US consumer spending rebounded 0.4 percent in March


WASHINGTON (AP) — Americans boosted their spending by 0.4 percent in March, the best showing in three months. Meanwhile, a key gauge of inflation closely watched by the Federal Reserve rose at the fastest pace in more than a year.

The March increase in consumer spending followed two months of very weak readings with no gain in February and only a 0.2 percent increase in January, the Commerce Department reported Monday. The result is an encouraging sign that economic growth, which slowed in the first quarter, will accelerate in the current quarter.

Personal incomes advanced a moderate 0.3 percent in March, matching the February gain.

Consumer spending is considered key to economic growth since it accounts for 70 percent of economic activity. The economy slowed to growth of 2.3 percent in the first quarter, reflecting a slowing in consumer spending. Many analysts believe stronger consumer spending this quarter will lift overall growth back to rates above 3 percent.

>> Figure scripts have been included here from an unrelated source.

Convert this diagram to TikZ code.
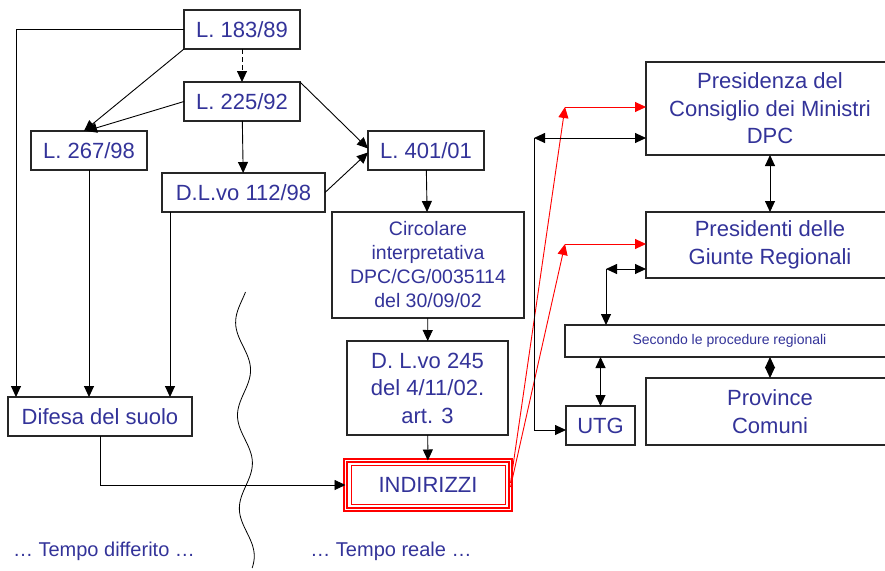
\documentclass[tikz,border=0pt]{standalone}
\usepackage{fontspec}
\setmainfont{Liberation Sans}
\usetikzlibrary{arrows.meta}
\definecolor{ink}{RGB}{51,51,153}

\begin{document}
\begin{tikzpicture}[x=1pt, y=-1pt,
    box/.style={rectangle, draw=black!85, line width=1.1pt, fill=white, text=ink, inner sep=0pt, outer sep=0pt, align=center, font=\fontsize{22}{27.5}\selectfont},
    arrow/.style={-{Triangle[length=11pt,width=10pt]}, line width=0.9pt},
    dblarrow/.style={{Triangle[length=11pt,width=10pt]}-{Triangle[length=11pt,width=10pt]}, line width=0.9pt},
    redarrow/.style={-{Triangle[length=11pt,width=10pt]}, line width=0.9pt, red},
    lbl/.style={text=ink, font=\fontsize{20}{24}\selectfont},
]
\useasboundingbox (0,0) rectangle (885,570);

% Laws
\node[box, minimum width=116, minimum height=39] (l183) at (242, 29.5) {L. 183/89};
\node[box, minimum width=116, minimum height=39] (l225) at (242, 101.5) {L. 225/92};
\node[box, minimum width=116, minimum height=39] (l267) at (89, 150.5) {L. 267/98};
\node[box, minimum width=163, minimum height=39] (dlvo112) at (243.5, 192.5) {D.L.vo 112/98};
\node[box, minimum width=116, minimum height=39] (l401) at (426, 150.5) {L. 401/01};
\node[box, minimum width=192, minimum height=106, font=\fontsize{19.5}{24}\selectfont] (circ) at (428, 265) {Circolare\\interpretativa\\DPC/CG/0035114\\del 30/09/02};
\node[box, minimum width=161, minimum height=94] (dlvo245) at (427.5, 388) {D. L.vo 245\\del 4/11/02.\\art. 3};
\node[box, minimum width=184, minimum height=39] (difesa) at (100, 416.5) {Difesa del suolo};

% Output
\node[box, draw=red, line width=2pt, double=white, double distance=1.2pt, minimum width=165, minimum height=49] (indir) at (428, 485) {INDIRIZZI};
\draw[red, line width=1pt] ([shift={(5.5pt,-5pt)}]indir.north west) rectangle ([shift={(-5.5pt,5pt)}]indir.south east);

% Institutions
\node[box, minimum width=248, minimum height=93] (pres) at (770, 108.5) {Presidenza del\\Consiglio dei Ministri\\DPC};
\node[box, minimum width=248, minimum height=66] (presreg) at (770, 245) {Presidenti delle\\Giunte Regionali};
\node[box, minimum width=329, minimum height=32, font=\fontsize{14}{17}\selectfont] (secondo) at (729.5, 341) {Secondo le procedure regionali};
\node[box, minimum width=248, minimum height=67] (prov) at (770, 411.5) {Province\\Comuni};
\node[box, minimum width=69, minimum height=39] (utg) at (600.5, 425.5) {UTG};

% Helper points
\coordinate (dtap) at ([xshift=8pt]dlvo112.south west);
\coordinate (r1) at (565, 107);
\coordinate (r2) at (565, 244);
\coordinate (b1) at (534, 138);
\coordinate (b2) at (606, 269);

% Arrows
\draw[arrow] (l183.west) -| ([xshift=8pt]difesa.north west);
\draw[arrow, dash pattern=on 5pt off 3pt] (l183) -- (l225);
\draw[arrow] (l183.south west) -- ([xshift=-5pt]l267.north);
\draw[arrow] (l225.west) -- ([xshift=-3pt]l267.north);
\draw[arrow] (l225) -- (dlvo112);
\draw[arrow] (l225.north east) -- ([yshift=2pt]l401.west);
\draw[arrow] (dlvo112.east) -- ([yshift=-2pt]l401.west);
\draw[arrow] (l401) -- (circ);
\draw[arrow] (circ) -- (dlvo245);
\draw[arrow] (dlvo245) -- (indir);
\draw[arrow] (l267) -- (l267 |- difesa.north);
\draw[arrow] (dtap) -- (dtap |- difesa.north);
\draw[arrow] (difesa.south) |- (indir.west);

% Red links
\draw[redarrow] ([yshift=2pt]indir.east) -- (r1);
\draw[redarrow] (r1) -- (r1 -| pres.west);
\draw[redarrow] ([yshift=-2pt]indir.east) -- (r2);
\draw[redarrow] (r2) -- (r2 -| presreg.west);

% Black links
\draw[dblarrow] (b1) -- (b1 -| pres.west);
\draw[arrow] (b1) |- ([yshift=-4.5pt]utg.west);
\draw[dblarrow] (pres) -- (presreg);
\draw[dblarrow] (b2) -- (b2 -| presreg.west);
\draw[arrow] (b2) -- (b2 |- secondo.north);
\draw[dblarrow] (utg.north) -- (utg.north |- secondo.south);
\draw[dblarrow] (secondo.south -| prov.north) -- (prov.north);

% Time split
\draw[line width=0.8pt] plot[domain=292:568, samples=90, smooth] ({242 + 0.02*(\x-292) - 7*cos(3.871*(\x-323))}, \x);
\node[lbl] (tdiff) at (104, 551) {… Tempo differito …};
\node[lbl] (treal) at (391, 551) {… Tempo reale …};
\end{tikzpicture}
\end{document}
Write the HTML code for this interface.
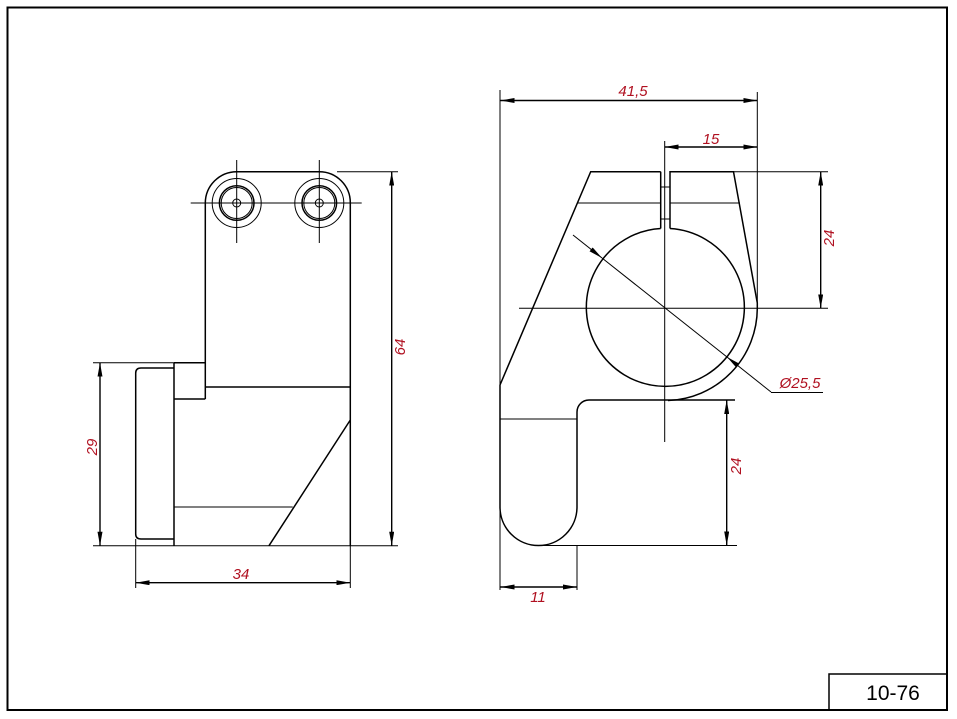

An inflation gauge tied to consumer spending advanced 1.9 percent in March compared to 12 months ago. That was the fastest pace since a similar 12-month gain of 1.9 percent in February 2017.

The Fed seeks to achieve moderate annual increases in inflation of around 2 percent but has fallen below that target for the past six years. Now with unemployment at a 17-year low of 4.1 percent, economists expect that tight labor markets will finally start to lift wage gains and overall inflation.